[Goal]: Your copy of the material must match it exactly, except that pictures are dropped.

* START Collected material *

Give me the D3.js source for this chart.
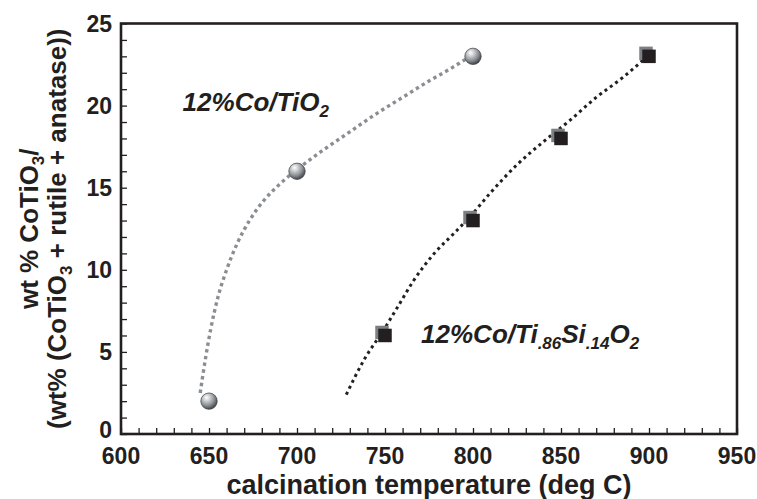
<!DOCTYPE html>
<html>
<head>
<meta charset="utf-8">
<script src="https://cdn.jsdelivr.net/npm/d3@7"></script>
<style>
  html, body { margin: 0; padding: 0; background: #fff; }
  svg { display: block; font-family: "Liberation Sans", Arial, Helvetica, sans-serif; }
</style>
</head>
<body>
<svg id="chart" width="757" height="499"></svg>
<script>
// Axis ticks
const xTickValues = [600, 650, 700, 750, 800, 850, 900, 950];
const yTickValues = [0, 5, 10, 15, 20, 25];

// Measured CoTiO3 fraction, 12%Co/TiO2
const tempTiO2 = [650, 700, 800];
const wtTiO2 = [2, 16, 23];

// Measured CoTiO3 fraction, 12%Co/Ti.86Si.14O2
const tempTiSi = [750, 800, 850, 900];
const wtTiSi = [6, 13, 18, 23];

// Trend curves drawn through each series
const fitTempTiO2 = [645, 648, 651, 655, 660, 666, 673, 681, 690, 700, 715, 730, 745, 760, 775, 788, 797];
const fitWtTiO2 = [2.5, 4.6, 6.4, 8.3, 10.0, 11.6, 13.0, 14.2, 15.2, 16.1, 17.3, 18.4, 19.5, 20.5, 21.5, 22.3, 22.9];

const fitTempTiSi = [728, 738, 749, 757, 766, 778, 789, 798, 810, 825, 840, 855, 870, 885, 900];
const fitWtTiSi = [2.4, 4.5, 6.3, 7.7, 9.3, 11.0, 12.2, 13.2, 14.7, 16.4, 17.8, 19.1, 20.5, 21.7, 23.1];

const svg = d3.select("#chart");
const W = 757, H = 499;
const margin = { left: 121, right: 20, top: 23.5, bottom: 65 };

const x = d3.scaleLinear().domain([600, 950]).range([margin.left, W - margin.right]);
const y = d3.scaleLinear().domain([0, 25]).range([H - margin.bottom, margin.top]);

const ink = "#231f20";

// Marker shading
const defs = svg.append("defs");
const grad = defs.append("radialGradient").attr("id", "ball")
  .attr("cx", "38%").attr("cy", "32%").attr("r", "70%").attr("fx", "35%").attr("fy", "28%");
grad.append("stop").attr("offset", "0%").attr("stop-color", "#ffffff");
grad.append("stop").attr("offset", "25%").attr("stop-color", "#d4d6d8");
grad.append("stop").attr("offset", "65%").attr("stop-color", "#8c9094");
grad.append("stop").attr("offset", "100%").attr("stop-color", "#3e4144");

// Minor ticks along the bottom and left edges, pointing inward
const xAxis = d3.axisBottom(x).tickValues(d3.range(600, 951, 10)).tickSize(-6).tickFormat("");
const yAxis = d3.axisLeft(y).tickValues(d3.range(0, 26, 1)).tickSize(-6).tickFormat("");

const gx = svg.append("g").attr("transform", `translate(0,${y(0)})`).call(xAxis);
const gy = svg.append("g").attr("transform", `translate(${x(600)},0)`).call(yAxis);
[gx, gy].forEach(g => {
  g.select(".domain").remove();
  g.selectAll(".tick line").attr("stroke", ink).attr("stroke-width", 1.3);
});

// Tick labels
svg.append("g").selectAll("text").data(xTickValues).join("text")
  .attr("x", d => x(d)).attr("y", y(0) + 30)
  .attr("text-anchor", "middle")
  .attr("font-size", 23).attr("font-weight", "bold").attr("fill", ink)
  .text(d => d);

// the zero label sits a little higher so it clears the first x label
svg.append("g").selectAll("text").data(yTickValues).join("text")
  .attr("x", x(600) - 9).attr("y", d => y(d) + (d === 0 ? 4 : 8))
  .attr("text-anchor", "end")
  .attr("font-size", 23).attr("font-weight", "bold").attr("fill", ink)
  .text(d => d);

// Plot frame
svg.append("rect")
  .attr("x", x(600)).attr("y", y(25))
  .attr("width", x(950) - x(600)).attr("height", y(0) - y(25))
  .attr("fill", "none").attr("stroke", ink).attr("stroke-width", 2.6);

// Trend curves
const line = d3.line().x(d => x(d[0])).y(d => y(d[1])).curve(d3.curveMonotoneX);

svg.append("path")
  .attr("d", line(d3.zip(fitTempTiO2, fitWtTiO2)))
  .attr("fill", "none").attr("stroke", "#8a8e93")
  .attr("stroke-width", 3.4).attr("stroke-dasharray", "3.4,3.4");

svg.append("path")
  .attr("d", line(d3.zip(fitTempTiSi, fitWtTiSi)))
  .attr("fill", "none").attr("stroke", ink)
  .attr("stroke-width", 3).attr("stroke-dasharray", "3,3.6");

// Square markers with a bevelled upper-left edge
const sq = 13.5, off = 3;
const squares = svg.append("g").selectAll("g").data(d3.zip(tempTiSi, wtTiSi)).join("g")
  .attr("transform", d => `translate(${x(d[0])},${y(d[1])})`);
squares.append("rect")
  .attr("x", -sq / 2 - off).attr("y", -sq / 2 - off)
  .attr("width", sq).attr("height", sq).attr("fill", "#7c8085");
squares.append("rect")
  .attr("x", -sq / 2).attr("y", -sq / 2)
  .attr("width", sq).attr("height", sq).attr("fill", ink);

// Sphere markers
svg.append("g").selectAll("circle").data(d3.zip(tempTiO2, wtTiO2)).join("circle")
  .attr("cx", d => x(d[0])).attr("cy", d => y(d[1])).attr("r", 8.2)
  .attr("fill", "url(#ball)").attr("stroke", "#3a3c3e").attr("stroke-width", 0.7);

// Series labels
function seriesLabel(px, py, parts) {
  const t = svg.append("text")
    .attr("x", x(px)).attr("y", y(py))
    .attr("font-size", 26).attr("font-weight", "bold").attr("font-style", "italic")
    .attr("fill", ink);
  let shift = 0;
  parts.forEach(([str, sub]) => {
    const dy = (sub ? 6 : 0) - shift;
    shift = sub ? 6 : 0;
    t.append("tspan").attr("dy", dy).attr("font-size", sub ? 17 : 26).text(str);
  });
}
seriesLabel(635, 19.7, [["12%Co/TiO", false], ["2", true]]);
seriesLabel(770.5, 5.55, [["12%Co/Ti", false], [".86", true], ["Si", false], [".14", true], ["O", false], ["2", true]]);

// Axis titles
svg.append("text")
  .attr("x", (x(600) + x(950)) / 2).attr("y", 494)
  .attr("text-anchor", "middle")
  .attr("font-size", 27).attr("font-weight", "bold").attr("fill", ink)
  .text("calcination temperature (deg C)");

const yMid = (y(0) + y(25)) / 2;
const yt1 = svg.append("text")
  .attr("transform", `translate(38,${yMid}) rotate(-90)`)
  .attr("text-anchor", "middle")
  .attr("font-size", 26).attr("font-weight", "bold").attr("fill", ink);
yt1.append("tspan").text("wt % CoTiO");
yt1.append("tspan").attr("dy", 6).attr("font-size", 17).text("3");
yt1.append("tspan").attr("dy", -6).text("/");

const yt2 = svg.append("text")
  .attr("transform", `translate(66,${yMid}) rotate(-90)`)
  .attr("text-anchor", "middle")
  .attr("font-size", 26).attr("font-weight", "bold").attr("fill", ink);
yt2.append("tspan").text("(wt% (CoTiO");
yt2.append("tspan").attr("dy", 6).attr("font-size", 17).text("3");
yt2.append("tspan").attr("dy", -6).text(" + rutile + anatase))");
</script>
</body>
</html>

* END Collected material *

[Task solution]:
Give me the D3.js source for this chart.
<!DOCTYPE html>
<html>
<head>
<meta charset="utf-8">
<script src="https://cdn.jsdelivr.net/npm/d3@7"></script>
<style>
  html, body { margin: 0; padding: 0; background: #fff; }
  svg { display: block; font-family: "Liberation Sans", Arial, Helvetica, sans-serif; }
</style>
</head>
<body>
<svg id="chart" width="757" height="499"></svg>
<script>
// Axis ticks
const xTickValues = [600, 650, 700, 750, 800, 850, 900, 950];
const yTickValues = [0, 5, 10, 15, 20, 25];

// Measured CoTiO3 fraction, 12%Co/TiO2
const tempTiO2 = [650, 700, 800];
const wtTiO2 = [2, 16, 23];

// Measured CoTiO3 fraction, 12%Co/Ti.86Si.14O2
const tempTiSi = [750, 800, 850, 900];
const wtTiSi = [6, 13, 18, 23];

// Trend curves drawn through each series
const fitTempTiO2 = [645, 648, 651, 655, 660, 666, 673, 681, 690, 700, 715, 730, 745, 760, 775, 788, 797];
const fitWtTiO2 = [2.5, 4.6, 6.4, 8.3, 10.0, 11.6, 13.0, 14.2, 15.2, 16.1, 17.3, 18.4, 19.5, 20.5, 21.5, 22.3, 22.9];

const fitTempTiSi = [728, 738, 749, 757, 766, 778, 789, 798, 810, 825, 840, 855, 870, 885, 900];
const fitWtTiSi = [2.4, 4.5, 6.3, 7.7, 9.3, 11.0, 12.2, 13.2, 14.7, 16.4, 17.8, 19.1, 20.5, 21.7, 23.1];

const svg = d3.select("#chart");
const W = 757, H = 499;
const margin = { left: 121, right: 20, top: 23.5, bottom: 65 };

const x = d3.scaleLinear().domain([600, 950]).range([margin.left, W - margin.right]);
const y = d3.scaleLinear().domain([0, 25]).range([H - margin.bottom, margin.top]);

const ink = "#231f20";

// Marker shading
const defs = svg.append("defs");
const grad = defs.append("radialGradient").attr("id", "ball")
  .attr("cx", "38%").attr("cy", "32%").attr("r", "70%").attr("fx", "35%").attr("fy", "28%");
grad.append("stop").attr("offset", "0%").attr("stop-color", "#ffffff");
grad.append("stop").attr("offset", "25%").attr("stop-color", "#d4d6d8");
grad.append("stop").attr("offset", "65%").attr("stop-color", "#8c9094");
grad.append("stop").attr("offset", "100%").attr("stop-color", "#3e4144");

// Minor ticks along the bottom and left edges, pointing inward
const xAxis = d3.axisBottom(x).tickValues(d3.range(600, 951, 10)).tickSize(-6).tickFormat("");
const yAxis = d3.axisLeft(y).tickValues(d3.range(0, 26, 1)).tickSize(-6).tickFormat("");

const gx = svg.append("g").attr("transform", `translate(0,${y(0)})`).call(xAxis);
const gy = svg.append("g").attr("transform", `translate(${x(600)},0)`).call(yAxis);
[gx, gy].forEach(g => {
  g.select(".domain").remove();
  g.selectAll(".tick line").attr("stroke", ink).attr("stroke-width", 1.3);
});

// Tick labels
svg.append("g").selectAll("text").data(xTickValues).join("text")
  .attr("x", d => x(d)).attr("y", y(0) + 30)
  .attr("text-anchor", "middle")
  .attr("font-size", 23).attr("font-weight", "bold").attr("fill", ink)
  .text(d => d);

// the zero label sits a little higher so it clears the first x label
svg.append("g").selectAll("text").data(yTickValues).join("text")
  .attr("x", x(600) - 9).attr("y", d => y(d) + (d === 0 ? 4 : 8))
  .attr("text-anchor", "end")
  .attr("font-size", 23).attr("font-weight", "bold").attr("fill", ink)
  .text(d => d);

// Plot frame
svg.append("rect")
  .attr("x", x(600)).attr("y", y(25))
  .attr("width", x(950) - x(600)).attr("height", y(0) - y(25))
  .attr("fill", "none").attr("stroke", ink).attr("stroke-width", 2.6);

// Trend curves
const line = d3.line().x(d => x(d[0])).y(d => y(d[1])).curve(d3.curveMonotoneX);

svg.append("path")
  .attr("d", line(d3.zip(fitTempTiO2, fitWtTiO2)))
  .attr("fill", "none").attr("stroke", "#8a8e93")
  .attr("stroke-width", 3.4).attr("stroke-dasharray", "3.4,3.4");

svg.append("path")
  .attr("d", line(d3.zip(fitTempTiSi, fitWtTiSi)))
  .attr("fill", "none").attr("stroke", ink)
  .attr("stroke-width", 3).attr("stroke-dasharray", "3,3.6");

// Square markers with a bevelled upper-left edge
const sq = 13.5, off = 3;
const squares = svg.append("g").selectAll("g").data(d3.zip(tempTiSi, wtTiSi)).join("g")
  .attr("transform", d => `translate(${x(d[0])},${y(d[1])})`);
squares.append("rect")
  .attr("x", -sq / 2 - off).attr("y", -sq / 2 - off)
  .attr("width", sq).attr("height", sq).attr("fill", "#7c8085");
squares.append("rect")
  .attr("x", -sq / 2).attr("y", -sq / 2)
  .attr("width", sq).attr("height", sq).attr("fill", ink);

// Sphere markers
svg.append("g").selectAll("circle").data(d3.zip(tempTiO2, wtTiO2)).join("circle")
  .attr("cx", d => x(d[0])).attr("cy", d => y(d[1])).attr("r", 8.2)
  .attr("fill", "url(#ball)").attr("stroke", "#3a3c3e").attr("stroke-width", 0.7);

// Series labels
function seriesLabel(px, py, parts) {
  const t = svg.append("text")
    .attr("x", x(px)).attr("y", y(py))
    .attr("font-size", 26).attr("font-weight", "bold").attr("font-style", "italic")
    .attr("fill", ink);
  let shift = 0;
  parts.forEach(([str, sub]) => {
    const dy = (sub ? 6 : 0) - shift;
    shift = sub ? 6 : 0;
    t.append("tspan").attr("dy", dy).attr("font-size", sub ? 17 : 26).text(str);
  });
}
seriesLabel(635, 19.7, [["12%Co/TiO", false], ["2", true]]);
seriesLabel(770.5, 5.55, [["12%Co/Ti", false], [".86", true], ["Si", false], [".14", true], ["O", false], ["2", true]]);

// Axis titles
svg.append("text")
  .attr("x", (x(600) + x(950)) / 2).attr("y", 494)
  .attr("text-anchor", "middle")
  .attr("font-size", 27).attr("font-weight", "bold").attr("fill", ink)
  .text("calcination temperature (deg C)");

const yMid = (y(0) + y(25)) / 2;
const yt1 = svg.append("text")
  .attr("transform", `translate(38,${yMid}) rotate(-90)`)
  .attr("text-anchor", "middle")
  .attr("font-size", 26).attr("font-weight", "bold").attr("fill", ink);
yt1.append("tspan").text("wt % CoTiO");
yt1.append("tspan").attr("dy", 6).attr("font-size", 17).text("3");
yt1.append("tspan").attr("dy", -6).text("/");

const yt2 = svg.append("text")
  .attr("transform", `translate(66,${yMid}) rotate(-90)`)
  .attr("text-anchor", "middle")
  .attr("font-size", 26).attr("font-weight", "bold").attr("fill", ink);
yt2.append("tspan").text("(wt% (CoTiO");
yt2.append("tspan").attr("dy", 6).attr("font-size", 17).text("3");
yt2.append("tspan").attr("dy", -6).text(" + rutile + anatase))");
</script>
</body>
</html>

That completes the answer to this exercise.